Beispiel 2: Beim Bau einer Autobahn in Ungarn geht ein österreichisches Unternehmen ein Joint Venture mit einer französischen Firma ein. Der österreichische Projektleiter wird vor Stellenantritt von auslandserfahrenen Kollegen gewarnt, bei vertraulichen Informationen zu berücksichtigen, dass seine französischen Partner deutsch sprächen. Die Geschäftssprache in Ungarn ist Englisch. Als das Projekt zu Ende ist, verabschiedet sich die französische Seite tatsächlich in perfektem Deutsch. Vorher ist diesen Partnern keine deutsche Silbe über die Lippen gekommen.

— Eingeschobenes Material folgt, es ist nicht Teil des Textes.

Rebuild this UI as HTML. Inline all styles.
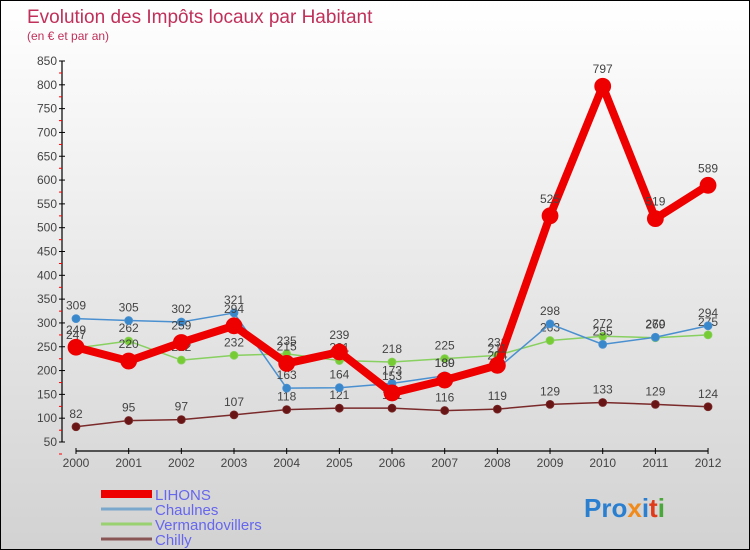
<!DOCTYPE html>
<html><head><meta charset="utf-8">
<style>
body{margin:0;}
#wrap{width:748px;height:548px;border:1px solid #000;background:linear-gradient(#ffffff,#d2d2d2);position:relative;overflow:hidden;font-family:"Liberation Sans",sans-serif;}
svg text{font-family:"Liberation Sans",sans-serif;}
</style></head>
<body>
<div id="wrap">
<svg id="chart" width="748" height="548">
<text x="26" y="22" font-size="19" fill="#c0305a">Evolution des Impôts locaux par Habitant</text>
<text x="26" y="39" font-size="12" fill="#c0305a">(en € et par an)</text>
<g id="axes"></g>
<g id="series"></g>
<g id="legend"></g>
<text x="583" y="516" font-size="26" font-weight="bold"><tspan fill="#2a7fd0">Pro</tspan><tspan fill="#f08a1a">x</tspan><tspan fill="#2a7fd0">i</tspan><tspan fill="#e03a1a">t</tspan><tspan fill="#4aa83a">i</tspan></text>
</svg>
</div>
<script>
const years=["2000","2001","2002","2003","2004","2005","2006","2007","2008","2009","2010","2011","2012"];
const lihons=[249,220,259,294,215,239,153,180,211,525,797,519,589];
const chaulnes=[309,305,302,321,163,164,173,189,204,298,255,270,294];
const vermandovillers=[247,262,222,232,235,221,218,225,232,263,272,269,275];
const chilly=[82,95,97,107,118,121,121,116,119,129,133,129,124];
const yTicks=[50,100,150,200,250,300,350,400,450,500,550,600,650,700,750,800,850];
const NS="http://www.w3.org/2000/svg";
function xS(i){return 75+i*52.67;}
function yS(v){return 441-(v-50)*(381/800);}
function mk(t,a,p){const e=document.createElementNS(NS,t);for(const k in a)e.setAttribute(k,a[k]);p.appendChild(e);return e;}
const ax=document.getElementById('axes');
let l=mk('line',{x1:61,y1:60,x2:61,y2:441,stroke:'#000','stroke-width':1.2},ax);


yTicks.forEach(v=>{
 const y=yS(v);
 mk('line',{x1:58,y1:y,x2:64,y2:y,stroke:'#000'},ax);
 mk('line',{x1:58,y1:y+12,x2:61,y2:y+12,stroke:'#f00'},ax);
 const t=mk('text',{x:56,y:y+4,'font-size':12,'text-anchor':'end',fill:'#444'},ax);
 t.textContent=v;
 
 
});
l=mk('line',{x1:75,y1:450,x2:707,y2:450,stroke:'#000','stroke-width':1.2},ax);


years.forEach((yr,i)=>{
 const x=xS(i);
 mk('line',{x1:x,y1:447,x2:x,y2:453,stroke:'#000'},ax);
 const t=mk('text',{x:x,y:466,'font-size':12,'text-anchor':'middle',fill:'#444'},ax);
 t.textContent=yr;
 
 
});
const sg=document.getElementById('series');
function series(name,data,color,w,r,dot){
 const g=mk('g',{},sg);
 
 
 const pts=data.map((v,i)=>xS(i)+','+yS(v)).join(' ');
 mk('polyline',{points:pts,fill:'none',stroke:color,'stroke-width':w,'stroke-linejoin':'round'},g);
 data.forEach((v,i)=>{
  const c=mk('circle',{cx:xS(i),cy:yS(v),r:r,fill:dot,stroke:color,'stroke-width':0.8},g);
  
  
  const t=mk('text',{x:xS(i),y:yS(v)-r-5,'font-size':12,'text-anchor':'middle',fill:'#444'},g);
  t.textContent=v;
  
  
 });
}
series('chilly',chilly,'#7a2a2a',1.5,4,'#6a1515');
series('vermandovillers',vermandovillers,'#88d060',1.5,4,'#77cc33');
series('chaulnes',chaulnes,'#4a90d0',1.5,4,'#3a88cc');
series('lihons',lihons,'#ee0000',8,8,'#ee0000');
const lg=document.getElementById('legend');
const items=[['LIHONS','#ee0000',8],['Chaulnes','#7aa8cc',3],['Vermandovillers','#99d070',3],['Chilly','#8a5555',3]];
items.forEach((it,i)=>{
 const y=493+i*15;
 mk('line',{x1:100,y1:y,x2:151,y2:y,stroke:it[1],'stroke-width':it[2]},lg);
 const t=mk('text',{x:154,y:y+6,'font-size':15,fill:'#6666ee'},lg);
 t.textContent=it[0];
 
 
});
</script>
</body></html>
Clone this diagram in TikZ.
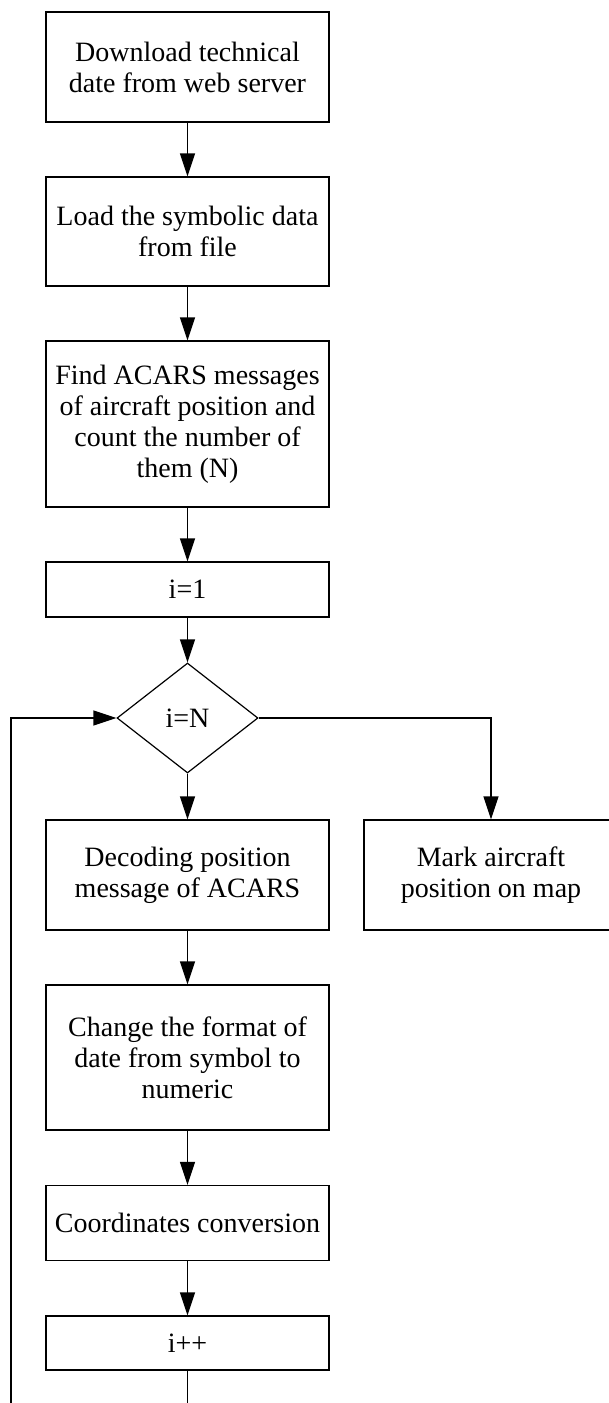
\documentclass[tikz,border=0pt]{standalone}
\usepackage{fontspec}
\setmainfont{Liberation Serif}
\usetikzlibrary{shapes.geometric,positioning,arrows.meta}
\tikzset{
  box/.style={draw, rectangle, line width=1.2pt, minimum width=283pt, inner sep=0pt, align=center, font=\fontsize{28}{31}\selectfont},
  decision/.style={draw, diamond, line width=1.2pt, minimum width=141pt, minimum height=110pt, inner sep=0pt, font=\fontsize{28}{31}\selectfont},
  flow/.style={line width=1.2pt, -{Triangle[length=23pt,width=15pt]}}
}
\begin{document}
\begin{tikzpicture}[x=1pt,y=-1pt]
			\clip (0,0) rectangle (609,1403);
			\node[box, minimum height=110pt] (download) at (187.5,67) {Download technical\\date from web server};
			\node[box, minimum height=109pt] (load) at (187.5,231.5) {Load the symbolic data\\from file};
			\node[box, minimum height=166pt] (find) at (187.5,424) {Find ACARS messages\\of aircraft position and\\count the number of\\them (N)};
			\node[box, minimum height=55pt] (init) at (187.5,589.5) {i=1};
			\node[decision] (cond) at (187.5,718) {i=N};
			\node[box, minimum height=110pt, minimum width=254pt] (mark) at (491,875) {Mark aircraft\\position on map};
			\node[box, minimum height=110pt] (decode) at (187.5,875) {Decoding position\\message of ACARS};
			\node[box, minimum height=145pt] (format) at (187.5,1057.5) {Change the format of\\date from symbol to\\numeric};
			\node[box, minimum height=75pt] (convert) at (187.5,1223) {Coordinates conversion};
			\node[box, minimum height=54pt] (incr) at (187.5,1343) {i++};
			\coordinate (loopend) at (187.5,1410);
			\coordinate (loopstart) at (11,1410);
			\draw[flow] (download) -- (load);
			\draw[flow] (load) -- (find);
			\draw[flow] (find) -- (init);
			\draw[flow] (init) -- (cond);
			\draw[flow] (cond) -- (decode);
			\draw[flow] (cond.east) -| (mark.north);
			\draw[flow] (decode) -- (format);
			\draw[flow] (format) -- (convert);
			\draw[flow] (convert) -- (incr);
			\draw[line width=1.2pt] (incr) -- (loopend);
			\draw[flow] (loopstart) |- (cond.west);
			\end{tikzpicture}
\end{document}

Der Eisberg-Faktor oder: Das Wichtigste bleibt unsichtbar
In der internationalen Zusammenarbeit ist es wie beim Eisberg: Das Wesentliche bleibt unter der Wasseroberfläche. Dort liegen Werte und Einstellungen, Ängste und Unsicherheiten, unausgesprochene Erwartungen und bislang erprobtes und bewährtes Erfahrungswissen, das unser Denken und Handeln steuert und nicht offen thematisiert wird. Und so ist die Irritation bei einer Kollision dieser verborgenen Werthaltungen umso größer. Es gibt keine globale Businesskultur, auch wenn die Besprechungsräume in Moskau, Stockholm, Istanbul oder Shanghai ähnlich möbliert und die Teilnehmer darin ähnlich gekleidet sind. Nicht zuletzt an diesem Missverständnis scheiterte die „Welt-AG“, die sich der frühere Daimler-CEO Jürgen Schrempp einst erträumte, als er den schwäbischen Konzern mit dem US-Autobauer Chrysler und dem japanischen Mitsubishi-Konzern verschmelzen wollte.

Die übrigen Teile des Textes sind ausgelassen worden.